Luckily, the cavalry is there, somewhere in the next valley, in the shape of government stimulus packages. New Energy Finance’s analysis shows that economic stimulus packages from 12 countries (Brazil, Canada, France, Germany, India, Italy, Japan, South Korea, Spain, the UK, and the US) have promised no less than $183bn to “green” investments.
To put that number in perspective, it amounts to significantly more than the $155bn total new investment in the clean energy sector in 2008. So, in theory, the government stimulus packages are sufficient to pump more than a full year’s supply of investment into the sector.

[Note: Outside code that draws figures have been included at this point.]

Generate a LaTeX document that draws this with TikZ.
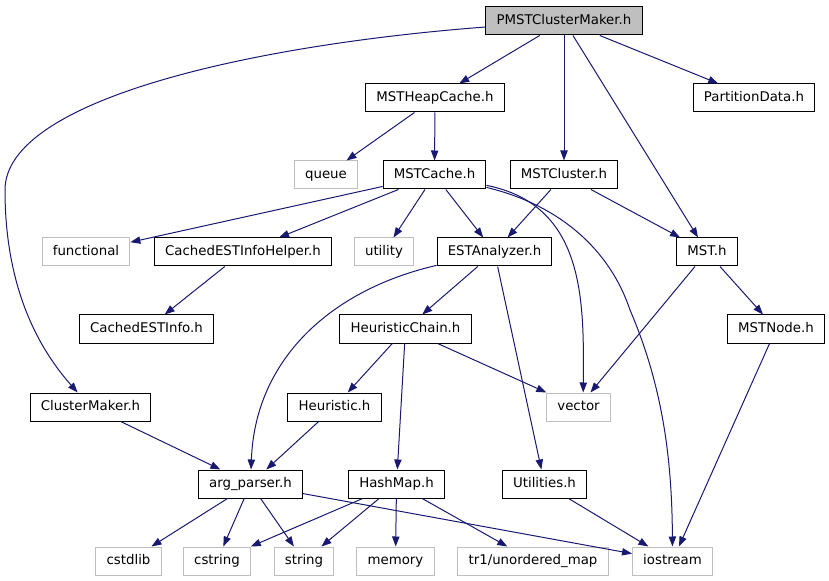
\documentclass[tikz,border=0pt]{standalone}
\usepackage{fontspec}
\setmainfont{DejaVu Sans}
\usetikzlibrary{arrows.meta}
\definecolor{edgeblue}{RGB}{25,25,112}
\definecolor{sysgray}{RGB}{191,191,191}

\begin{document}
\begin{tikzpicture}[->,>={Triangle[length=7.5pt,width=5.5pt]},x=0.75pt,y=-0.75pt,
                    font=\fontsize{10}{12}\selectfont]
  \tikzstyle{hdr}=[draw=black,line width=0.75pt,minimum height=21pt,inner xsep=8pt,
                   text height=7.5pt,text depth=2pt,fill=white]
  \tikzstyle{sys}=[hdr,draw=sysgray]
  \tikzstyle{focus}=[hdr,fill=sysgray]
  \tikzstyle{link}=[draw=edgeblue,line width=0.75pt]
  \tikzstyle{every edge}=[link]
  \useasboundingbox (0,0) rectangle (829,581);

  \node[focus] (PMST)  at (564,21)    {PMSTClusterMaker.h};
  \node[hdr]   (MHC)   at (435,98)    {MSTHeapCache.h};
  \node[hdr]   (PD)    at (754,98)    {PartitionData.h};
  \node[sys]   (queue) at (326,175)   {queue};
  \node[hdr]   (MC)    at (434.5,175) {MSTCache.h};
  \node[hdr]   (MCl)   at (564,175)   {MSTCluster.h};
  \node[sys]   (func)  at (86,252)    {functional};
  \node[hdr]   (CEIH)  at (243,252)   {CachedESTInfoHelper.h};
  \node[sys]   (util)  at (384,252)   {utility};
  \node[hdr]   (ESTA)  at (494.5,252) {ESTAnalyzer.h};
  \node[hdr]   (MST)   at (707,252)   {MST.h};
  \node[hdr]   (CEI)   at (146.5,329) {CachedESTInfo.h};
  \node[hdr]   (HC)    at (405.5,329) {HeuristicChain.h};
  \node[hdr]   (MSTN)  at (776,329)   {MSTNode.h};
  \node[hdr]   (CM)    at (90.5,407)  {ClusterMaker.h};
  \node[hdr]   (Heur)  at (334.5,407) {Heuristic.h};
  \node[sys]   (vec)   at (578.5,407) {vector};
  \node[hdr]   (argp)  at (250.5,484) {arg\_parser.h};
  \node[hdr]   (HM)    at (396.5,484) {HashMap.h};
  \node[hdr]   (Utils) at (544.5,484) {Utilities.h};
  \node[sys]   (cstdl) at (128.5,561) {cstdlib};
  \node[sys]   (cstr)  at (217,561)   {cstring};
  \node[sys]   (str)   at (304,561)   {string};
  \node[sys]   (mem)   at (395.5,561) {memory};
  \node[sys]   (umap)  at (533,561)   {tr1/unordered\_map};
  \node[sys]   (ios)   at (672.5,561) {iostream};

\path (PMST) edge (MHC)
             edge (MCl)
             edge (MST)
             edge (PD)
      (MHC)  edge (queue)
             edge (MC)
      (MC)   edge (func)
             edge (CEIH)
             edge (util)
             edge (ESTA)
      (MCl)  edge (ESTA)
             edge (MST)
      (CEIH) edge (CEI)
      (ESTA) edge (HC)
             edge (Utils)
      (MST)  edge (vec)
             edge (MSTN)
      (HC)   edge (Heur)
             edge (HM)
             edge (vec)
      (MSTN) edge (ios)
      (CM)   edge (argp)
      (Heur) edge (argp)
      (argp) edge (cstdl)
             edge (cstr)
             edge (str)
             edge (ios)
      (HM)   edge (cstr)
             edge (str)
             edge (mem)
             edge (umap)
      (Utils) edge (ios);

  % curved includes
  \draw[link] (PMST) .. controls (250,45) and (5,100) .. (5,190)
                     .. controls (5,290) and (40,350) .. (CM);
  \draw[link] (MC) .. controls (585,205) and (584,300) .. (vec.72);
  \draw[link] (MC) .. controls (560,205) and (610,250) .. (630,310)
                   .. controls (660,380) and (672,450) .. (ios);
  \draw[link] (ESTA) .. controls (330,290) and (255,360) .. (argp);
\end{tikzpicture}
\end{document}
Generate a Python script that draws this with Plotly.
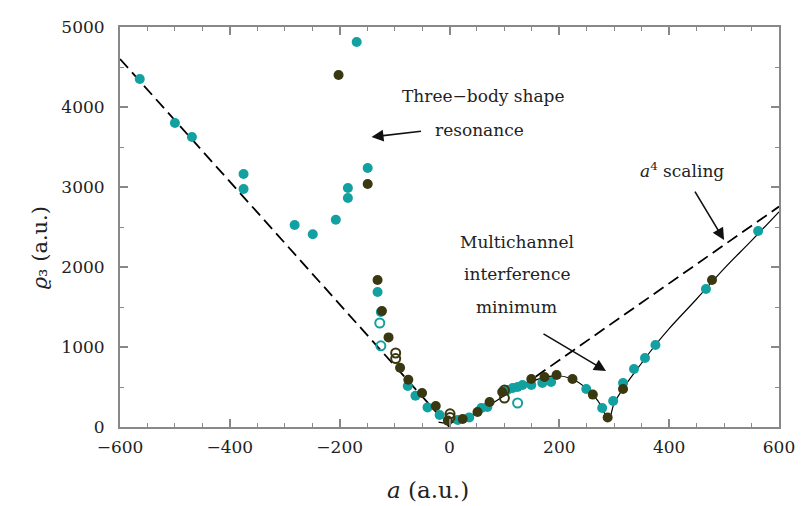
import plotly.graph_objects as go

# --- data ---
cyan_x = [-564, -500, -469, -375, -375, -282, -249, -207, -185, -185, -149, -169, -131, -125,
          -76, -62, -40, -18, 15, 36, 58, 69, 105, 115, 124, 133, 149, 169, 185, 249, 278, 298,
          316, 336, 356, 375, 467, 562]
cyan_y = [4350, 3800, 3625, 3162, 2975, 2525, 2410, 2590, 2987, 2862, 3237, 4812, 1687, 1437,
          512, 390, 245, 150, 87, 120, 237, 250, 462, 487, 500, 525, 525, 550, 562, 475, 237, 325,
          550, 725, 862, 1025, 1725, 2450]

dark_x = [-202, -149, -131, -123, -111, -90, -75, -50, -25, -3, 24, 51, 73, 96, 149, 173, 195,
          224, 261, 288, 316, 478]
dark_y = [4400, 3037, 1837, 1450, 1120, 740, 590, 425, 262, 80, 100, 187, 312, 437, 600, 625, 650,
          600, 405, 118, 475, 1837]

cyan_open_x = [-127, -125, 124]
cyan_open_y = [1300, 1015, 300]

dark_open_x = [-98, -98, 1, 1, 100, 100]
dark_open_y = [925, 855, 165, 120, 462, 362]

dash_left_x = [-600, 0]
dash_left_y = [4600, 0]
dash_right_x = [130, 600]
dash_right_y = [500, 2755]

curve_x = [-20, 0, 50, 100, 150, 190, 220, 250, 270, 290, 300, 320, 350, 375, 400, 450, 500, 550, 600]
curve_y = [60, 50, 180, 390, 570, 640, 610, 480, 330, 105, 300, 520, 800, 1025, 1230, 1600, 1980, 2330, 2690]

x_ticks = [-600, -400, -200, 0, 200, 400, 600]
y_ticks = [0, 1000, 2000, 3000, 4000, 5000]

CYAN = "#13a0a0"
DARK = "#3a3810"
FONT = "DejaVu Serif"
TXT = "#222222"

fig = go.Figure()
fig.add_trace(go.Scatter(x=dash_left_x, y=dash_left_y, mode="lines",
                         line=dict(color="black", width=1.8, dash="12px,6px"), showlegend=False))
fig.add_trace(go.Scatter(x=dash_right_x, y=dash_right_y, mode="lines",
                         line=dict(color="black", width=1.8, dash="12px,6px"), showlegend=False))
fig.add_trace(go.Scatter(x=curve_x, y=curve_y, mode="lines", line_shape="spline",
                         line=dict(color="black", width=1.2), showlegend=False))
fig.add_trace(go.Scatter(x=cyan_x, y=cyan_y, mode="markers",
                         marker=dict(color=CYAN, size=10), showlegend=False))
fig.add_trace(go.Scatter(x=dark_x, y=dark_y, mode="markers",
                         marker=dict(color=DARK, size=10), showlegend=False))
fig.add_trace(go.Scatter(x=cyan_open_x, y=cyan_open_y, mode="markers",
                         marker=dict(symbol="circle-open", color=CYAN, size=9, line=dict(width=2)),
                         showlegend=False))
fig.add_trace(go.Scatter(x=dark_open_x, y=dark_open_y, mode="markers",
                         marker=dict(symbol="circle-open", color=DARK, size=9, line=dict(width=2)),
                         showlegend=False))

axis_common = dict(showline=True, linecolor="#888888", linewidth=2, mirror="ticks",
                   ticks="inside", tickcolor="#888888", tickwidth=1.5, ticklen=8,
                   showgrid=False, zeroline=False,
                   tickfont=dict(family=FONT, size=17, color=TXT))

fig.update_xaxes(range=[-600, 600], tickvals=x_ticks, ticklabelstandoff=4,
                 minor=dict(dtick=50, ticks="inside", ticklen=4, tickcolor="#888888", tickwidth=1.2),
                 **axis_common)
fig.update_yaxes(range=[0, 5000], tickvals=y_ticks, ticklabelstandoff=10,
                 minor=dict(dtick=500, ticks="inside", ticklen=4, tickcolor="#888888", tickwidth=1.2),
                 **axis_common)

ann_font = dict(family=FONT, size=17, color=TXT)
annotations = [
    # axis titles
    dict(xref="paper", yref="paper", x=0.467, y=-0.1575, xanchor="center", yanchor="middle",
         text="<i>a</i> (a.u.)", showarrow=False, font=dict(family=FONT, size=23, color=TXT)),
    dict(xref="paper", yref="paper", x=-0.121, y=0.4475, xanchor="center", yanchor="middle",
         text="<i>ϱ</i>₃ (a.u.)", textangle=-90, showarrow=False,
         font=dict(family=FONT, size=21, color=TXT)),
    # labels
    dict(x=62, y=4137, text="Three−body shape", showarrow=False, font=ann_font),
    dict(x=55, y=3712, text="resonance", showarrow=False, font=ann_font),
    dict(x=424, y=3212, text="<i>a</i><sup>4</sup> scaling", showarrow=False, font=ann_font),
    dict(x=122, y=2312, text="Multichannel", showarrow=False, font=ann_font),
    dict(x=122, y=1912, text="interference", showarrow=False, font=ann_font),
    dict(x=122, y=1500, text="minimum", showarrow=False, font=ann_font),
    # arrows
    dict(x=-142, y=3625, ax=51, ay=-6, text="", showarrow=True, arrowhead=2, arrowsize=1.5,
         arrowwidth=1.6, arrowcolor="#111111"),
    dict(x=500, y=2337, ax=-30, ay=-50, text="", showarrow=True, arrowhead=2, arrowsize=1.5,
         arrowwidth=1.6, arrowcolor="#111111"),
    dict(x=285, y=700, ax=-64, ay=-38, text="", showarrow=True, arrowhead=2, arrowsize=1.5,
         arrowwidth=1.6, arrowcolor="#111111"),
]

fig.update_layout(width=808, height=506, margin=dict(l=120, r=29, t=27, b=79),
                  paper_bgcolor="white", plot_bgcolor="white", annotations=annotations,
                  font=dict(family=FONT))

fig.write_html("out.html")
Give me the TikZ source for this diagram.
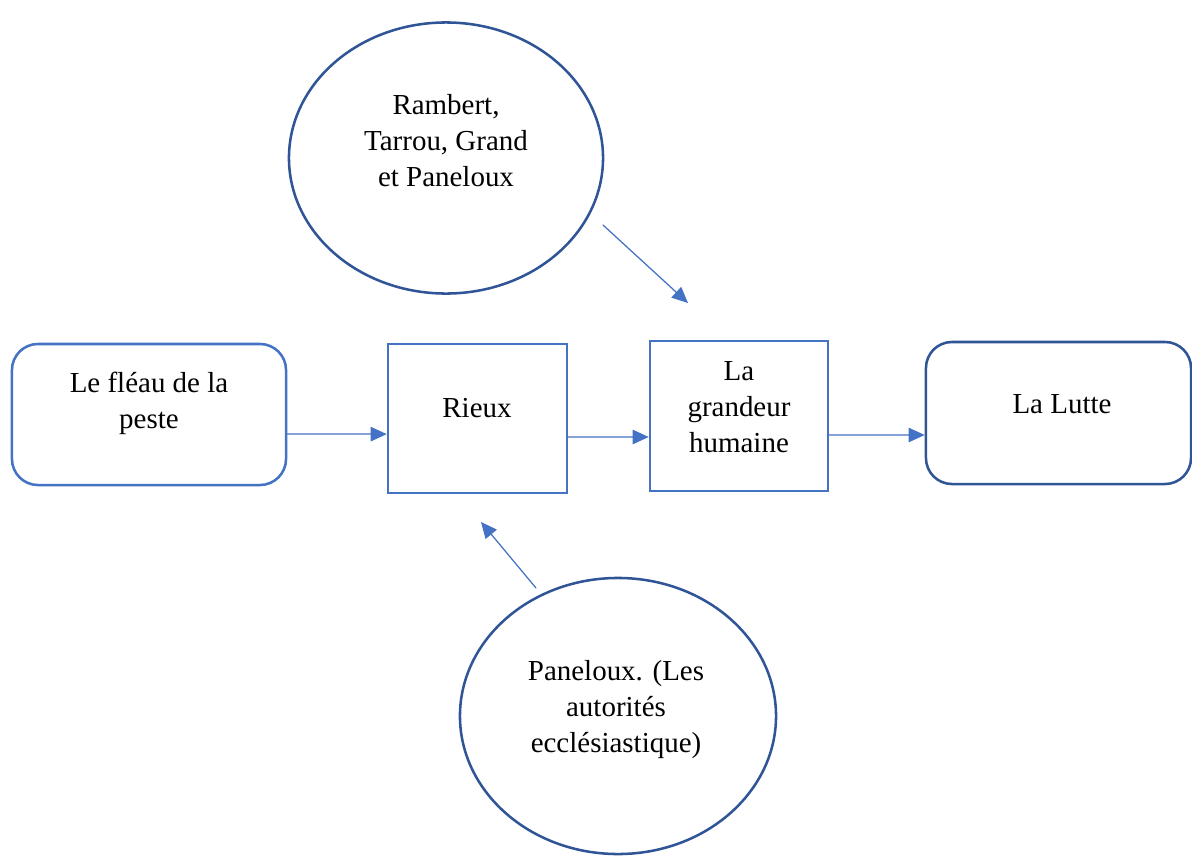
\documentclass[tikz,border=0pt]{standalone}
\usepackage{fontspec}
\setmainfont{Liberation Serif}
\usepackage{tikz}
\usetikzlibrary{arrows.meta,positioning,shapes.geometric}
\definecolor{boxblue}{HTML}{4472C4}
\definecolor{darkblue}{HTML}{2F5597}

\tikzset{
  stepbox/.style={draw=boxblue, line width=1.8pt, minimum width=#1},
  roundbox/.style={rounded corners=0.65cm, line width=1.8pt},
  ring/.style={ellipse, draw=darkblue, line width=1.8pt},
  label text/.style={align=center, inner sep=0pt, font=\fontsize{20.6}{25.6}\selectfont},
  link/.style={draw=boxblue, line width=0.9pt, -{Triangle[length=0.4cm,width=0.36cm]}}
}

\begin{document}
\begin{tikzpicture}[x=0.025cm,y=-0.025cm,line cap=round]
  \useasboundingbox (0,0) rectangle (1192,857);
  % the row of boxes
  \node[roundbox, draw=boxblue, minimum width=6.85cm, minimum height=3.525cm] (fleau) at (149,414.5) {};
  \node[stepbox=4.475cm, minimum height=3.725cm] (rieux) at (477.5,418.5) {};
  \node[stepbox=4.45cm, minimum height=3.75cm] (grandeur) at (739,416) {};
  \node[roundbox, draw=darkblue, minimum width=6.625cm, minimum height=3.55cm] (lutte) at (1058.5,413) {};
  % the two ellipses
  \node[ring, minimum width=7.85cm, minimum height=6.775cm] (amis) at (446,158) {};
  \node[ring, minimum width=7.9cm, minimum height=6.9cm] (eglise) at (618,716) {};
  % texts
  \node[label text] (tfleau) at (149,403) {Le fléau de la\\peste};
  \node[label text] (trieux) at (477,408) {Rieux};
  \node[label text] (tgrandeur) at (739,407) {La\\grandeur\\humaine};
  \node[label text] (tlutte) at (1062,404) {La Lutte};
  \node[label text] (tamis) at (446,141) {Rambert,\\Tarrou, Grand\\et Paneloux};
  \node[label text] (teglise) at (616,710) {Paneloux. (Les\\autorités\\ecclésiastique)};
  % connectors
  \draw[link] ([yshift=-0.49cm]fleau.east) -- ([yshift=-0.39cm]rieux.west);
  \draw[link] ([yshift=-0.46cm]rieux.east) -- ([yshift=-0.525cm]grandeur.west);
  \draw[link] ([yshift=-0.475cm]grandeur.east) -- ([yshift=-0.55cm]lutte.west);
  \coordinate (amis out) at (603,225);
  \coordinate (grandeur in) at (688,303);
  \coordinate (eglise out) at (536,588);
  \coordinate (rieux in) at (481,522);
  \draw[link] (amis out) -- (grandeur in);
  \draw[link] (eglise out) -- (rieux in);
\end{tikzpicture}
\end{document}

In practice, the cavalry is likely to be less rapier-like than that. For a start, government stimulus money does not arrive all at one time, or even all in one year. The $67bn earmarked for clean energy by the Obama administration’s stimulus package was passed in February, but the first dimes and quarters are only beginning to clink through now, mainly in grants to energy efficiency projects.
New Energy Finance’s estimate is that only around $40bn of the $183bn of clean energy stimulus from the 12 major economies will be spent in 2009, with another $75bn in 2010, $43bn in 2011 and smaller amounts in the years following that.
For a second thing, the “green stimuli” are not as green, or as clean energy-focussed, as the publicity surrounding them might suggest. The headline number includes measures such as car-scrapping programmes, which should have a net positive impact on emissions as inefficient vehicles are taken out of service but will do nothing for clean energy; and also other steps such as grid development that will help the sector but do not result directly in more clean energy deployment.
So the impact of the stimulus packages will be slower, and more diluted, than investors and executives in the sector would wish. They will not be a cure-all by any means, although they will help – particularly in wind and solar deployment in the US, and in energy efficiency in all the major economies. We suspect that Q1 2009 will prove to be the low for clean energy investment. But there remains a mountain for the private sector to climb.